En ce qui concerne l’exception proposée par la syndique à l’égard des tiers enquêteurs ayant une obligation de confidentialité, la Cour juge là encore que cela exposerait à de forts risques la personne bénéficiant du privilège. En effet, la publicité des débats s’applique aux procédures intentées par un syndic.
De plus, la Cour énonce que l’inopposabilité du privilège pousserait fort probablement une partie à un litige à ne pas divulguer toute l’information du fait des risques planant au-dessus de sa tête, et ceci aurait une conséquence désastreuse sur la préparation d’un litige.
En conséquence, la Cour estime que le privilège relatif au litige doit être opposable à toute personne.
b. Le privilège et la LDPSF
La syndique plaide que le privilège relatif au litige ne doit pas s’appliquer, car l’article 337 LDPSF prévoit que, sur demande d’un enquêteur, l’assureur doit lui fournir « tout document ». La syndique prétend qu’il faut interpréter cet article à la lueur de la protection du public et que la non-satisfaction de la transmission de documents entraverait sa mission.
La Cour mentionne que la jurisprudence « veut que l’on doive présumer qu’un législateur n’a pas l’intention de modifier les règles de common law existantes à moins d’une disposition contraire à cet effet ». Cette exigence rigoureuse a pour conséquence qu’il faut des termes clairs, explicites et non équivoques afin d’exclure une règle de common law.
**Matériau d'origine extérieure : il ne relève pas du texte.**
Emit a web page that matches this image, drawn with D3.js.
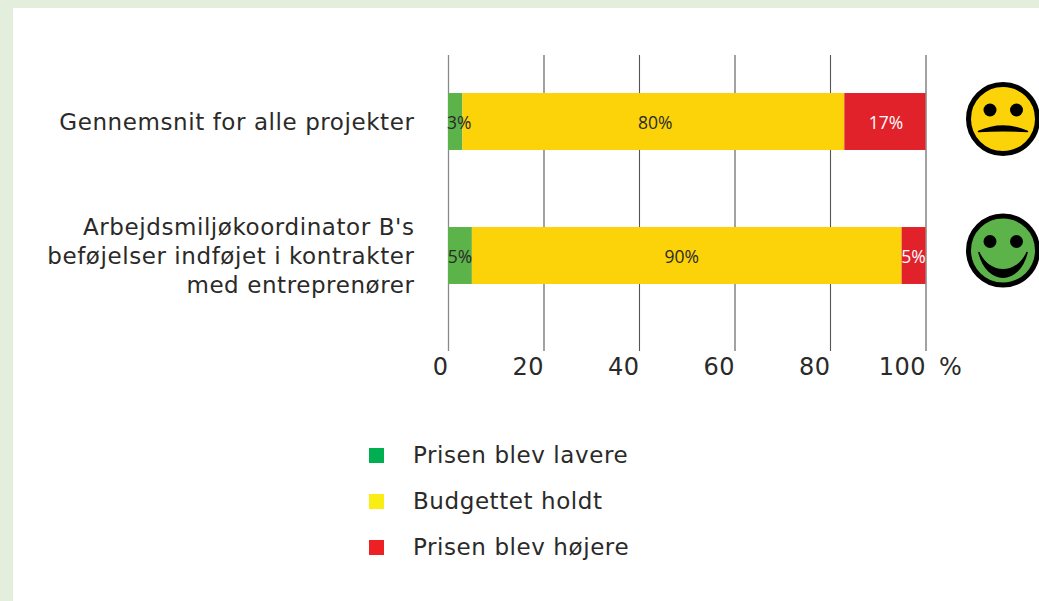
<!DOCTYPE html>
<html>
<head>
<meta charset="utf-8">
<script src="https://cdn.jsdelivr.net/npm/d3@7"></script>
<style>
  body { margin: 0; background: #fff; overflow: hidden; }
  text { font-family: "DejaVu Sans", Verdana, sans-serif; fill: #2b2a29; }
  .val { font-family: "Open Sans", sans-serif; font-size: 17.5px; }
  .cat, .leg text { letter-spacing: 0.58px; }
  .tick text { letter-spacing: 0.5px; }
</style>
</head>
<body>
<script>
// Data
const categories = [
  ["Gennemsnit for alle projekter"],
  ["Arbejdsmiljøkoordinator B's", "beføjelser indføjet i kontrakter", "med entreprenører"]
];
const lower = [3, 5];
const held = [80, 90];
const higher = [17, 5];
const moods = ["sad", "happy"];
const xTicks = [0, 20, 40, 60, 80, 100];
const legendLabels = ["Prisen blev lavere", "Budgettet holdt", "Prisen blev højere"];

const barColors = ["#5cb349", "#fbd308", "#e1222b"];
const legendColors = ["#00b050", "#f9ed13", "#ed2024"];

// SVG
const svg = d3.select("body").append("svg")
    .attr("width", 1039)
    .attr("height", 601);

// Green page frame
svg.append("rect").attr("width", 1039).attr("height", 601).attr("fill", "#e4eedd");
svg.append("rect").attr("x", 13).attr("y", 8).attr("width", 1026).attr("height", 593).attr("fill", "#fff");

const x = d3.scaleLinear().domain([0, 100]).range([448, 925.5]);
const y = d3.scaleBand().domain(d3.range(categories.length))
    .range([54.5, 322.5])
    .paddingInner(0.575)
    .paddingOuter(0.2875);

// Axis with gridlines
const axis = svg.append("g")
    .attr("transform", "translate(0,55)")
    .call(d3.axisBottom(x).tickValues(xTicks).tickSize(296).tickPadding(0).tickFormat(d3.format("d")));
axis.select(".domain").remove();
axis.selectAll(".tick line")
    .attr("stroke", (d, i) => i == 0 ? "#8a8a8a" : "#555")
    .attr("stroke-width", (d, i) => i == 0 ? 1.3 : 1.1);
axis.selectAll(".tick text")
    .attr("y", 320)
    .attr("dy", 0)
    .attr("text-anchor", "end")
    .attr("font-size", 24)
    .attr("font-family", null)
    .style("fill", "#2b2a29");

svg.append("text")
    .attr("x", 939)
    .attr("y", 375)
    .attr("font-size", 24)
    .text("%");

// Stacked bars
const rows = categories.map((c, i) => ({ i: i, lower: lower[i], held: held[i], higher: higher[i] }));
const stack = d3.stack().keys(["lower", "held", "higher"])(rows);
const segments = stack.flatMap((s, k) => s.map(d => ({ d: d, k: k })));

svg.append("g").selectAll("rect").data(segments).join("rect")
    .attr("x", p => x(p.d[0]))
    .attr("y", p => y(p.d.data.i))
    .attr("width", p => x(p.d[1]) - x(p.d[0]))
    .attr("height", y.bandwidth())
    .attr("fill", p => barColors[p.k]);

// the labels are not quite centred in the segments
const nudge = [[4, 2, 1], [0, -5, 0]];
svg.append("g").selectAll("text").data(segments).join("text")
    .attr("class", "val")
    .attr("x", p => x((p.d[0] + p.d[1]) / 2) + nudge[p.d.data.i][p.k])
    .attr("y", p => y(p.d.data.i) + y.bandwidth() / 2 + 7)
    .attr("text-anchor", "middle")
    .style("fill", p => p.k == 2 ? "#fff" : "#2b2a29")
    .text(p => (p.d[1] - p.d[0]) + "%");

// Category labels
const cats = svg.selectAll(".cat").data(categories).join("text")
    .attr("class", "cat")
    .attr("text-anchor", "end")
    .attr("font-size", 23);
cats.selectAll("tspan").data((lines, i) => lines.map((l, j) => ({ l: l, j: j, n: lines.length, i: i }))).join("tspan")
    .attr("x", 414.5)
    .attr("y", d => y(d.i) + y.bandwidth() / 2 + 8 + (d.j - (d.n - 1) / 2) * 29)
    .text(d => d.l);

// Smileys
const smile = svg.selectAll(".smile").data(moods).join("g")
    .attr("class", "smile")
    .attr("transform", (m, i) => "translate(1003," + (y(i) + y.bandwidth() / 2 - 2.5 - 2.5 * i) + ")");
smile.append("circle")
    .attr("r", 34.5)
    .attr("fill", m => m == "sad" ? barColors[1] : barColors[0])
    .attr("stroke", "#000")
    .attr("stroke-width", 5);
smile.selectAll(".eye").data([-13, 13.5]).join("circle")
    .attr("class", "eye")
    .attr("cx", d => d)
    .attr("cy", -9)
    .attr("r", 6.5)
    .attr("fill", "#000");
smile.append("path")
    .attr("d", m => m == "sad"
        ? "M-24.5,12.5 Q0,1.5 24.5,12.5 Q0,11 -24.5,12.5 Z"
        : "M-24,2 C-16,35 16,35 24,2 C14,25 -14,25 -24,2 Z")
    .attr("fill", "#000")
    .attr("stroke", "#000")
    .attr("stroke-width", 1.5)
    .attr("stroke-linejoin", "round");

// Legend
const leg = svg.selectAll(".leg").data(legendLabels).join("g")
    .attr("class", "leg")
    .attr("transform", (d, i) => "translate(369," + (448 + i * 46) + ")");
leg.append("rect")
    .attr("width", 15)
    .attr("height", 15)
    .attr("fill", (d, i) => legendColors[i]);
leg.append("text")
    .attr("x", 44)
    .attr("y", 15)
    .attr("font-size", 23)
    .text(d => d);
</script>
</body>
</html>
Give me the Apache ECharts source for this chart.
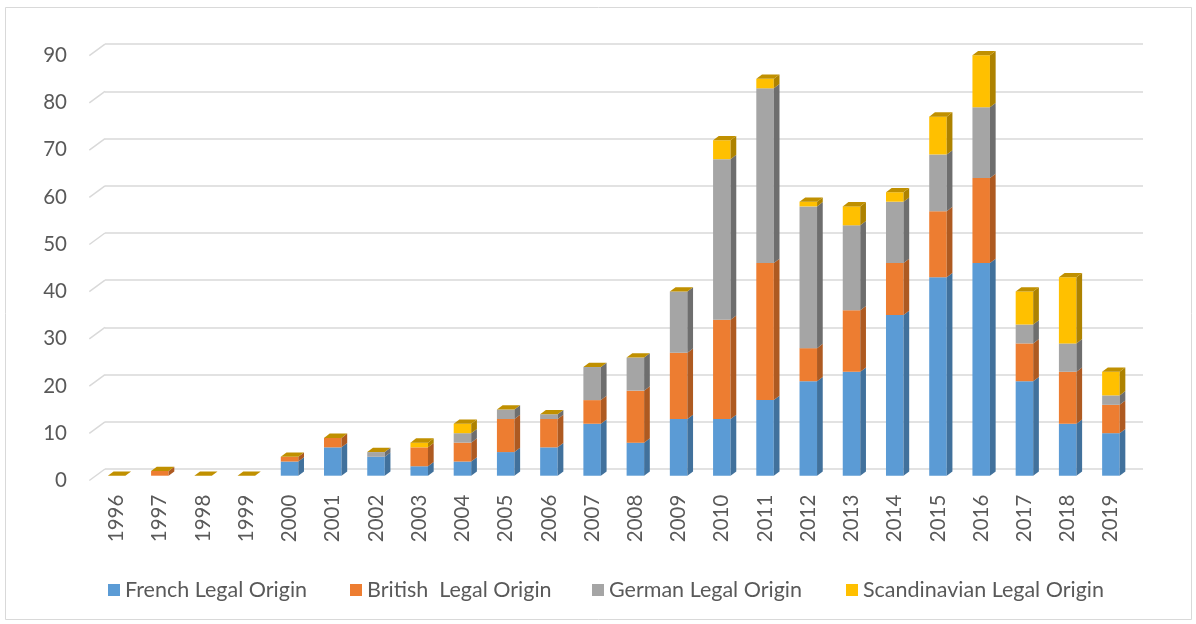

Même si ces exigences ont été mentionnées dans des cas relatifs au secret professionnel de l’avocat, la Cour énonce que celles-ci sont applicables au privilège relatif au litige, car il s’agit d’un privilège générique et qu’il sert un intérêt public qui est l’administration sûre et efficace de la justice en créant une zone protégée autour du litige pour en faciliter la préparation.
Finalement, la Cour conclut que les termes de l’article 337 LDPSF manquent de précision, c’est-à-dire qu’ils ne sont pas suffisamment clairs, explicites et non équivoques pour écarter ledit privilège.
En conséquence, la Cour rejette le pourvoi de la syndique.